The only imminent test case up next is Boston outfielder Mookie Betts, who can become a free agent after the 2020 season. Betts has resisted an extension and is said to be the rare player who may want to be the flag bearer for the elite market.
“If he turned down 10/300 he might have just bought himself two more years or gets to demand Arenado AAV,” the agent said, referring to Arenado’s $32.5 million average annual value.
The other element in play is that the numbers at the top of the market have grown extreme enough that the risk-reward calculus of “pushing the envelope” isn’t what it used to be. When Rodriguez reached free agency in 2000 his original team, Seattle, offered him “only” $92 million over five years. The Rangers gave him $252 million over 10 years.
The Angels put another $360 million in Trout’s hands. That’s a long way from $92 million. Would you risk $360 million to earn more, get your true WAR value and earn an AAV that begins with a four? Do you want to be the guy to carry the union forward, pulling up the others behind you, the way it was in the 1990s? Those days, that kind of militancy, are gone.
The contracts of Greinke, Albert Pujols and Robinson Canó, when free agency was the pot of gold at the end of the rainbow, seem like ages ago. It’s only been a few years.
“I’m not sure how many more of those are coming unless guys are willing to take the last dollar and possibly switch teams to do so,” one of the agents said.
Trout wasn’t the kind of guy to push the system, anyway, just as neither were Tony Gwynn, Cal Ripken, Derek Jeter or Ken Griffey Jr., who never saw free agency in their primes. Trout has been treated well by the Angels and it is the only team he ever has known. It was the one team that took a chance on a high school outfielder from Millville, N.J. when 22 other teams passed on him in the draft. Trout has never forgotten that.
Trout also is a happy soul. There is nobody in the game who represents the game better than Trout. He signs autographs for kids every day and plays hard and well and with a smile on is face. Greatness rarely looks this good.
He is so good that his best comps are dead. Trout has the highest WAR through his age-26 season (64.3) than any player in history, just ahead of Ty Cobb (63.4) and Mickey Mantle (61.4). The best player in baseball is exactly the kind of role model you want at the top of the game; shame on the celebrity-obsessed, gossip-chasing, snark-fueled growth market that knocks him for lacking “an edge,” “personality” or “controversy.”
With Trout, it’s very simple.
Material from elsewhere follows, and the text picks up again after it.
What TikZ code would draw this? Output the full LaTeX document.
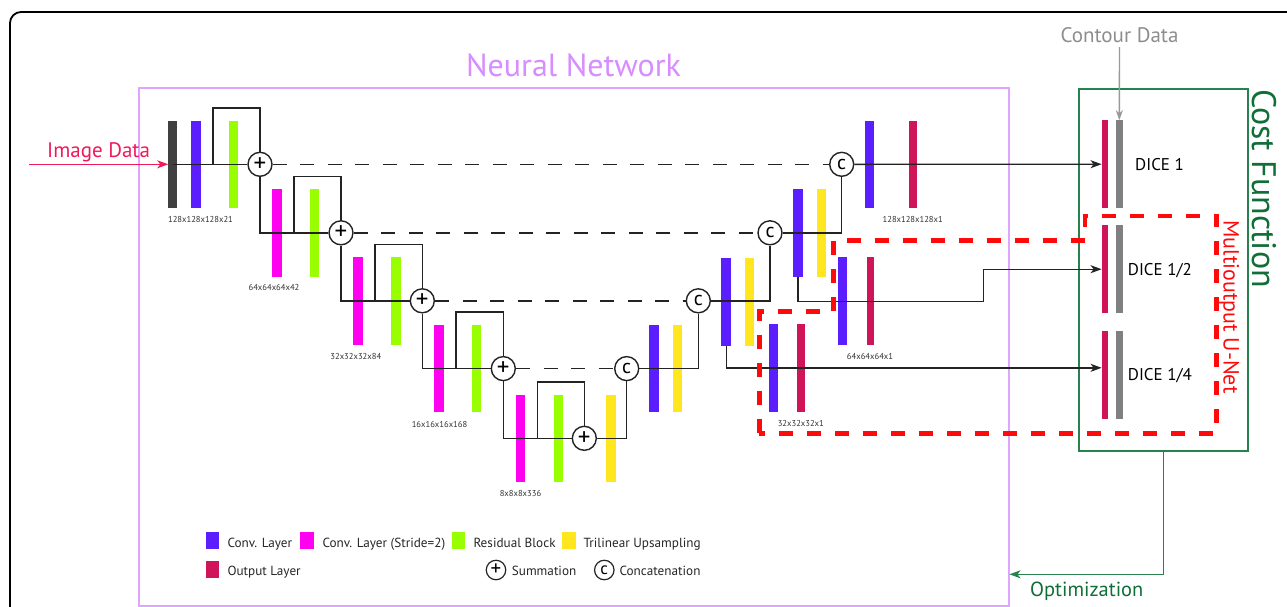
\documentclass[tikz,border=0pt]{standalone}
\usepackage{fontspec}
\setmainfont{PT Sans}
\usetikzlibrary{arrows.meta}

\definecolor{convc}{RGB}{91,31,255}
\definecolor{stridec}{RGB}{255,0,240}
\definecolor{resc}{RGB}{153,255,0}
\definecolor{upc}{RGB}{255,230,30}
\definecolor{outc}{RGB}{208,20,90}
\definecolor{inc}{RGB}{64,64,64}
\definecolor{refc}{RGB}{128,128,128}
\definecolor{nnc}{RGB}{222,165,255}
\definecolor{nntext}{RGB}{215,140,255}
\definecolor{costc}{RGB}{40,130,80}
\definecolor{costtext}{RGB}{16,110,55}
\definecolor{imgc}{RGB}{240,25,90}
\definecolor{mored}{RGB}{255,10,10}
\definecolor{linec}{RGB}{35,35,35}
\definecolor{labc}{RGB}{50,50,50}

\newcommand{\fs}[1]{\fontsize{#1}{#1}\selectfont}

\begin{document}
\begin{tikzpicture}[x=1pt,y=-1pt,
  bar/.style={rectangle, inner sep=0pt, outer sep=0pt, minimum width=9.5pt, minimum height=87.5pt, fill=#1},
  thinbar/.style={bar=#1, minimum width=7.6pt},
  dicebar/.style={bar=#1, minimum width=6.8pt, minimum height=88pt},
  opnode/.style={circle, draw=linec, line width=1.4pt, fill=white, minimum size=24pt, inner sep=0pt, font=\fs{20}},
  plusnode/.style={opnode, font=\fs{25}},
  legop/.style={circle, draw=linec, line width=1.2pt, fill=white, minimum size=19.5pt, inner sep=0pt, font=\fs{17}},
  legplus/.style={legop, font=\fs{21}},
  flow/.style={draw=linec, line width=1.4pt},
  skipline/.style={flow, dash pattern=on 14pt off 13.5pt},
  tip/.style={-{Stealth[length=11pt,width=8pt,inset=3pt]}},
  flowarrow/.style={flow, tip},
  dimlabel/.style={anchor=base, inner sep=0pt, text=labc, font=\fs{8.6}},
  key/.style={rectangle, inner sep=0pt, minimum width=13.5pt, minimum height=17pt, fill=#1},
  keytext/.style={anchor=base west, inner sep=0pt, text=black!85, font=\fs{13.2}},
  dicetext/.style={anchor=base west, inner sep=0pt, text=black, font=\fs{17}}
]
\path[use as bounding box, clip] (0,0) rectangle (1287,606);

% outer frame
\draw[line width=1.8pt, rounded corners=11pt] (10,12) rectangle (1320,640);

% network and cost-function frames
\node[draw=nnc, line width=1.5pt, anchor=north west, minimum width=870pt, minimum height=518pt, inner sep=0pt] (nn) at (138,87) {};
\node[anchor=base, inner sep=0pt, text=nntext, font=\fs{32}] (nntitle) at (573.5,76.7) {Neural Network};
\node[draw=costc, line width=1.5pt, anchor=north west, minimum width=169pt, minimum height=361.7pt, inner sep=0pt] (cost) at (1078.3,88.3) {};
\node[anchor=base, rotate=-90, inner sep=0pt, text=costtext, font=\fs{34}] (costtitle) at (1252,188.5) {Cost Function};

% encoder
\node[bar=inc, minimum width=8.5pt] (inp) at (172.5,164.3) {};
\node[bar=convc] (e1) at (196.2,164.3) {};
\node[bar=resc] (r1) at (233.7,164.3) {};
\node[bar=stridec] (s2) at (277.2,232.8) {};
\node[bar=resc] (r2) at (314.7,232.8) {};
\node[bar=stridec] (s3) at (358,300.8) {};
\node[bar=resc] (r3) at (395.8,300.8) {};
\node[bar=stridec] (s4) at (439.2,368.6) {};
\node[bar=resc] (r4) at (476.7,368.6) {};
\node[bar=stridec] (s5) at (520.7,438.3) {};
\node[bar=resc] (r5) at (558.3,438.3) {};
\node[bar=upc] (u5) at (611,438.3) {};

% decoder
\node[bar=convc] (d4c) at (654.2,368.6) {};
\node[bar=upc] (d4u) at (677.7,368.6) {};
\node[bar=convc] (d3c) at (726.2,302) {};
\node[bar=upc] (d3u) at (749.7,302) {};
\node[bar=convc] (d2c) at (797.8,232.8) {};
\node[bar=upc] (d2u) at (821.5,232.8) {};
\node[bar=convc] (d1c) at (869.7,164.5) {};
\node[thinbar=outc] (o1) at (913,164.5) {};
\node[bar=convc] (h2c) at (842.3,301.2) {};
\node[thinbar=outc] (o2) at (870.5,301.2) {};
\node[bar=convc] (h3c) at (773.3,367.8) {};
\node[thinbar=outc] (o3) at (801.2,367.8) {};

% loss inputs
\node[dicebar=outc] (d1r) at (1105,164.2) {};
\node[dicebar=refc] (d1g) at (1119.3,164.2) {};
\node[dicebar=outc] (d2r) at (1105,269.2) {};
\node[dicebar=refc] (d2g) at (1119.3,269.2) {};
\node[dicebar=outc] (d4r) at (1105,374.5) {};
\node[dicebar=refc] (d4g) at (1119.3,374.5) {};
\node[dicetext] (dice1) at (1135,170) {DICE 1};
\node[dicetext] (dice2) at (1127.7,275) {DICE 1/2};
\node[dicetext] (dice4) at (1127.7,380) {DICE 1/4};

% residual loops start points
\coordinate (k1) at (213,164.3);
\coordinate (k2) at (294,232.8);
\coordinate (k3) at (375,300.8);
\coordinate (k4) at (456,368.6);
\coordinate (k5) at (537.3,438.3);
\coordinate (j2) at (983.3,301.2);
\coordinate (imgsrc) at (29,164.3);
\coordinate (optturn) at (1164.3,574.3);

% summation and concatenation nodes
\node[plusnode] (p1) at (260,164.3) {+};
\node[plusnode] (p2) at (341,232.8) {+};
\node[plusnode] (p3) at (422.3,300.8) {+};
\node[plusnode] (p4) at (503.3,368.6) {+};
\node[plusnode] (p5) at (584.3,438.3) {+};
\node[opnode] (q4) at (626.7,368.6) {c};
\node[opnode] (q3) at (698.3,300.8) {c};
\node[opnode] (q2) at (770,232.8) {c};
\node[opnode] (q1) at (841.7,164.3) {c};

% encoder connections
\draw[flow] (inp.center) -- (p1.west);
\draw[flow] (p1.south) |- (p2.west);
\draw[flow] (p2.south) |- (p3.west);
\draw[flow] (p3.south) |- (p4.west);
\draw[flow] (p4.south) |- (p5.west);
\draw[flow] (k1) -- ++(0,-56.5) -| (p1.north);
\draw[flow] (k2) -- ++(0,-56.5) -| (p2.north);
\draw[flow] (k3) -- ++(0,-56.5) -| (p3.north);
\draw[flow] (k4) -- ++(0,-56.5) -| (p4.north);
\draw[flow] (k5) -- ++(0,-56.5) -| (p5.north);

% skip connections
\draw[skipline] (p1.east) -- (q1.west);
\draw[skipline] (p2.east) -- (q2.west);
\draw[skipline] (p3.east) -- (q3.west);
\draw[skipline] (p4.east) -- (q4.west);

% decoder connections
\draw[flow] (p5.east) -| (q4.south);
\draw[flow] (q4.east) -| (q3.south);
\draw[flow] (q3.east) -| (q2.south);
\draw[flow] (q2.east) -| (q1.south);

% outputs to the loss
\draw[flowarrow] (q1.east) -- (d1r.west);
\draw[flowarrow] (d2c.south) |- (j2) |- (d2r.west);
\draw[flowarrow] (d3c.south) |- (o3.center -| d4r.west);

% image input
\node[anchor=base west, inner sep=0pt, text=imgc, font=\fs{21}] (imgtext) at (47,157) {Image Data};
\draw[draw=imgc, line width=1.4pt, tip] (imgsrc) -- (inp.west);

% contour input
\node[anchor=base, inner sep=0pt, text=refc!90!white, font=\fs{21}] (contour) at (1119.5,42.7) {Contour Data};
\draw[draw=refc!80!white, line width=1.4pt, -{Stealth[length=10pt,width=7pt,inset=3pt]}] (contour.south) ++(0,4) -- (d1g.north);

% optimization feedback
\draw[draw=costc, line width=1.5pt, -{Stealth[length=11pt,width=8pt,inset=3pt]}] (cost.south) |- (nn.east |- optturn);
\node[anchor=base west, inner sep=0pt, text=costtext, font=\fs{20.4}] (opttext) at (1030,596.7) {Optimization};

% size labels
\node[dimlabel] (l1) at (200.5,222.7) {128x128x128x21};
\node[dimlabel] (l2) at (274,290.7) {64x64x64x42};
\node[dimlabel] (l3) at (355.8,359.3) {32x32x32x84};
\node[dimlabel] (l4) at (439.5,427.3) {16x16x16x168};
\node[dimlabel] (l5) at (520.5,496.7) {8x8x8x336};
\node[dimlabel] (l6) at (912.7,222.7) {128x128x128x1};
\node[dimlabel] (l7) at (870,359.3) {64x64x64x1};
\node[dimlabel] (l8) at (800.8,426) {32x32x32x1};

% multi-output region
\draw[mored, line width=4.5pt, dash pattern=on 14pt off 14pt]
  (759.3,433.3) -- (759.3,311.7) -- (833.3,311.7) -- (833.3,240.7) -- (1085,240.7)
  -- (1085,216) -- (1216.7,216) -- (1216.7,433.3) -- cycle;
\node[anchor=base, rotate=-90, inner sep=0pt, text=mored, font=\fs{22}] (multi) at (1223.5,307) {Multioutput U-Net};

% legend
\node[key=convc] (kc) at (212.7,540.3) {};
\node[keytext] (tc) at (227.3,547.5) {Conv. Layer};
\node[key=stridec] (ks) at (307,540.3) {};
\node[keytext] (ts) at (322.3,547.5) {Conv. Layer (Stride=2)};
\node[key=resc] (kr) at (458.5,540.3) {};
\node[keytext] (tr) at (473.3,547.5) {Residual Block};
\node[key=upc] (ku) at (569,540.3) {};
\node[keytext] (tu) at (583.3,547.5) {Trilinear Upsampling};
\node[key=outc] (ko) at (212.7,569.7) {};
\node[keytext] (to) at (227.3,575.5) {Output Layer};
\node[legplus] (lp) at (496,570) {+};
\node[keytext] (tp) at (511.7,575.5) {Summation};
\node[legop] (lcc) at (604.3,570) {c};
\node[keytext] (tcc) at (619.3,575.5) {Concatenation};
\end{tikzpicture}
\end{document}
It’s not about pushing the market. It’s about keeping his life simple and happy, and remaining loyal to an organization that has become family to him, his wife and his parents.
The cynic will point out that Trout just signed away the rest of his career to a team that never has won a playoff game since he made his major league debut in 2011. The Angels are one of only eight teams without a playoff win during those eight years. For the past three years they have fielded losing teams that finished at least 21 games out of first place. They haven’t developed a 200-strikeout pitcher since Jered Weaver was drafted in 2004.
In 2021, the Angels will spend $88.8 million on Pujols, Trout and Justin Upton, a ridiculous percentage of a payroll on three players, which makes it more difficult to build a winning team. But Pujols’s $30 million comes off the payroll then, and Moreno, who leveraged the Pujols signing to get a windfall TV deal, is never shy about plowing money back into the team. And the core of the Angels’ next great team begins with Trout, 27, Shohei Ohtani, 24, and prospect Jo Adell, 19, three dynamic talents.
In baseball, one player doesn’t make a championship. But the Angels, with their $430 million bargain, have a much better chance over the next dozen years.